Advisers charge for work on DB pension transfers in one of two ways. Some charge a flat fee to compile a detailed and tailored report on whether a transfer is suitable for you. But others provide this report for free and if a transfer is undertaken charge a percentage of its value, something known as contingent charging.
There is a conflict of interest with contingent charging in that the adviser is incentivised to recommend a transfer even if it is not totally suitable for the client, as otherwise they wouldn't get a fee. The FCA has continued to allow contingent charging on the basis that it enables investors who can't afford the one-off fee, which can be high, to get advice. But Mr Askew argues: “You should be prepared to pay for proper advice or what you will receive is likely to be biased. When a DB transfer is involved this is absolutely crucial.”
But Mr Cunningham says that investors who want to transfer out of a DB pension tend to fall into one of two categories. Some are unsure about what to do and want advice on what would result in the best outcome. But others have already decided to transfer and and are only taking advice to meet the legal requirement.

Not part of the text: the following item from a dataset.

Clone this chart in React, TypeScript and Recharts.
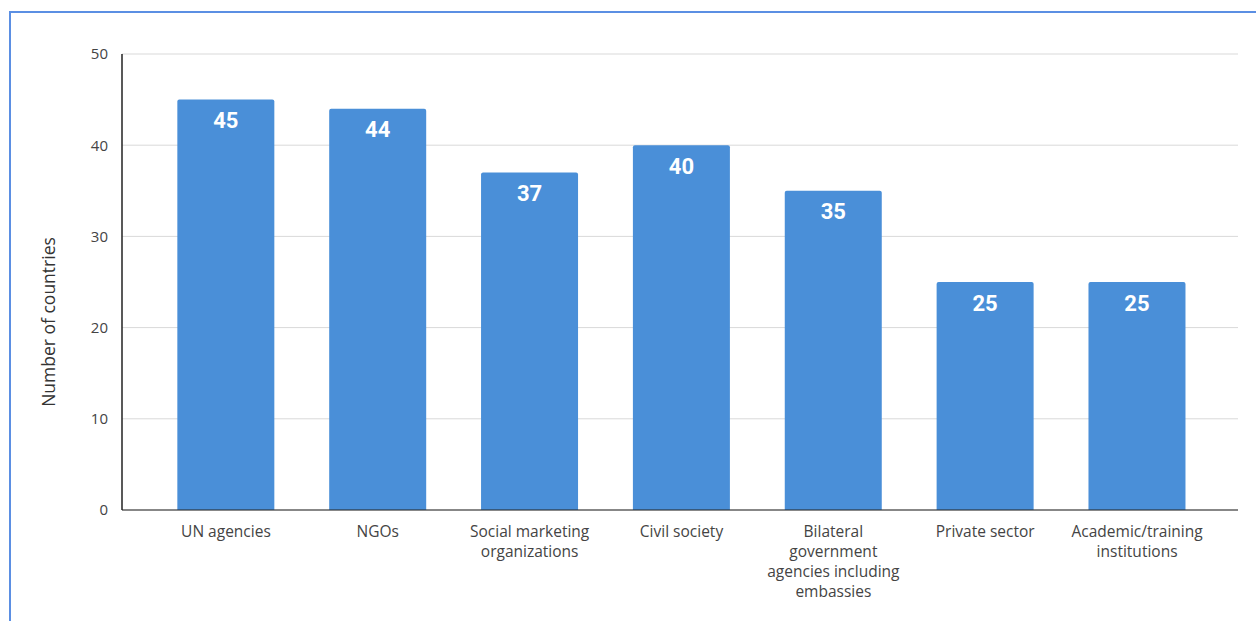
import React from 'react';
import { BarChart, Bar, XAxis, YAxis, CartesianGrid, LabelList, Label } from 'recharts';

const categories = [
  'UN agencies',
  'NGOs',
  'Social marketing\norganizations',
  'Civil society',
  'Bilateral\ngovernment\nagencies including\nembassies',
  'Private sector',
  'Academic/training\ninstitutions',
];
const countries = [45, 44, 37, 40, 35, 25, 25];
const yTicks = [0, 10, 20, 30, 40, 50];
const yAxisTitle = 'Number of countries';

const data = categories.map((c, i) => ({ name: c, value: countries[i] }));

const FONT = '"Open Sans", "Noto Sans", sans-serif';

const CategoryTick = (props: any) => {
  const { x, y, payload } = props;
  const lines = String(payload.value).split('\n');
  return (
    <g transform={`translate(${x},${y})`}>
      <text textAnchor="middle" fill="#444" fontSize={15.5} fontFamily={FONT}>
        {lines.map((l: string, i: number) => (
          <tspan key={i} x={0} dy={i === 0 ? 19 : 20}>
            {l}
          </tspan>
        ))}
      </text>
    </g>
  );
};

const YTitle = (props: any) => {
  const vb = props.viewBox || {};
  const cx = (vb.x ?? 0) + 48;
  const cy = (vb.y ?? 54) + (vb.height ?? 456) / 2 + 40;
  return (
    <text
      transform={`translate(${cx},${cy}) rotate(-90)`}
      textAnchor="middle"
      dominantBaseline="central"
      fill="#333"
      fontSize={17.5}
      fontFamily={FONT}
    >
      {yAxisTitle}
    </text>
  );
};

export default function App() {
  return (
    <div style={{ position: 'absolute', left: 0, top: 0, width: 1256, height: 621, background: '#fff', overflow: 'hidden' }}>
      <div
        style={{
          position: 'absolute',
          left: 9,
          top: 11,
          width: 1400,
          height: 800,
          borderTop: '2px solid #5b8fe3',
          borderLeft: '2px solid #5b8fe3',
        }}
      />
      <div style={{ position: 'absolute', left: 0, top: 0 }}>
        <BarChart
          width={1256}
          height={621}
          data={data}
          margin={{ top: 54, right: 18, bottom: 81, left: 0 }}
          barCategoryGap="18%"
        >
          <CartesianGrid vertical={false} stroke="#d9d9d9" />
          <XAxis
            dataKey="name"
            interval={0}
            tick={<CategoryTick />}
            tickLine={false}
            axisLine={{ stroke: '#222' }}
            padding={{ left: 28, right: 25 }}
          />
          <YAxis
            width={122}
            domain={[0, 50]}
            ticks={yTicks}
            tickLine={false}
            axisLine={{ stroke: '#222', strokeWidth: 1.5 }}
            tick={{ fill: '#444', fontSize: 15, fontFamily: FONT }}
            tickMargin={8}
          >
            <Label content={<YTitle />} />
          </YAxis>
          <Bar dataKey="value" fill="#4a8fd8" radius={[2, 2, 0, 0]} isAnimationActive={false}>
            <LabelList
              dataKey="value"
              position="insideTop"
              offset={13}
              fill="#fff"
              fontSize={22}
              fontWeight="bold"
              fontFamily='Roboto, "Open Sans", sans-serif'
            />
          </Bar>
        </BarChart>
      </div>
    </div>
  );
}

“If you’re in the first category you want a chartered financial planner who is a pension transfer specialist and will act in your best interests, so one who charges a one-off fee for the transfer advice," says Mr Cunningham. "Contingent charging is inappropriate as with this model the report is just a sales aid that the adviser hopes will result in a product sale. But if you’re in the second category you could use contingent charging to your advantage." It is worth bearing in mind that if you have a large pot and are set on transferring, contingent charging could end up more expensive than a one-off fee so do the comparison.
When looking for an adviser to help with a transfer out of a DB scheme speak to them and see how you feel about them. If this is positive, find out how they get paid. If they are incentivised to sell something, walk away. If they will commit to designing a strategy tailored for your needs then continue but never pay up front – this should always be done on completion.